# Overweight 14 week puppy?



## Dominic B (Oct 19, 2020)

Hi - I have a 14 week old miniature cockapoo puppy. She’s been fed on Royal Canin puppy food three times a day and within the recommended 150-170g 24 hour total. I weighed her today for the first time and was astonished to find out that she weighed 6.6kg! According to most forums this is what she should weigh at 6 months.

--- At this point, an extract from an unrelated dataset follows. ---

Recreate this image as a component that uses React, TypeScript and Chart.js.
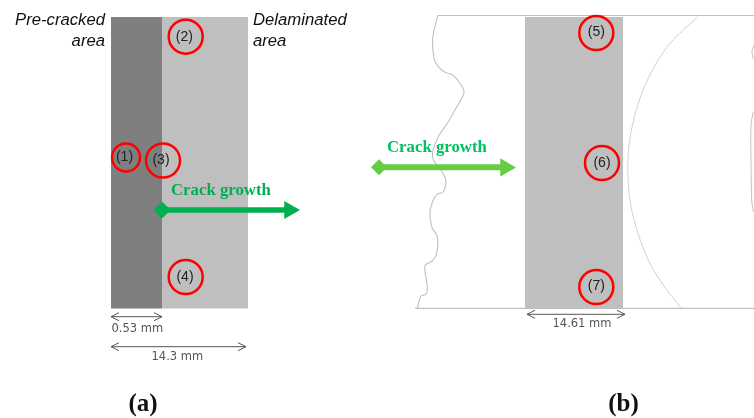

Does anyone have any advice as to whether we should be worried about this?

Many thanks


----------



## 2ndhandgal (Aug 29, 2011)

They are crosses and come in a whole variety of shapes and sizes - as long as she is not a barrel on legs I really would not worry about it - does she seem fat or just big?


----------



## Dominic B (Oct 19, 2020)

Mainly just heavy - perhaps she’s just big boned...! 😀 Her dad was quite a small miniature poodle and her mum seemed like a normal sized cocker. I guess time will tell...


----------



## 2ndhandgal (Aug 29, 2011)

Time will tell indeed - they vary so much there really is no telling what size they will be


----------



## EmWils (Mar 25, 2021)

Just realised your post was six months ago, how much does she weigh now out of interest? Our boy is 11 weeks and 6.7kg! So definitely on the bigger end haha


----------



## 2ndhandgal (Aug 29, 2011)

Gorgeous baby 😍

Molly is on the other end of the size scale and is 6.5kg fully grown


----------



## Dig (Dec 27, 2018)

EmWils said:


> Just realised your post was six months ago, how much does she weigh now out of interest? Our boy is 11 weeks and 6.7kg! So definitely on the bigger end haha
> View attachment 131211
> View attachment 131212


I love the sun photo- our two dogs both follow the sunny spot throughout the day too. Sounds like he’s going to be a big boy. Our Digby was about 4kg at that age and is around 12kg fully grown.


----------



## Robyn81 (Feb 16, 2021)

Our 12 week old cockapoo weighed in at 6.5 kg today at the vets! He’s quite slender, long legs. The vet says he’s just right, no concerns, he’s just going to be a big boy!
Our neighbours have his half brother who is almost 3 and he is 45 pounds, so we figured he’d be big!


----------



## Robyn81 (Feb 16, 2021)

Here’s his big brother Cooper


----------



## Dominic B (Oct 19, 2020)

Hi - our puppy is now 9 months and seems to have settled down at about 10.8 to 11 kgs. Her sister appears to be a similar weight and size so I’m guessing that like humans some dogs grow at a faster rate than others but all settle down around the median in the end.


----------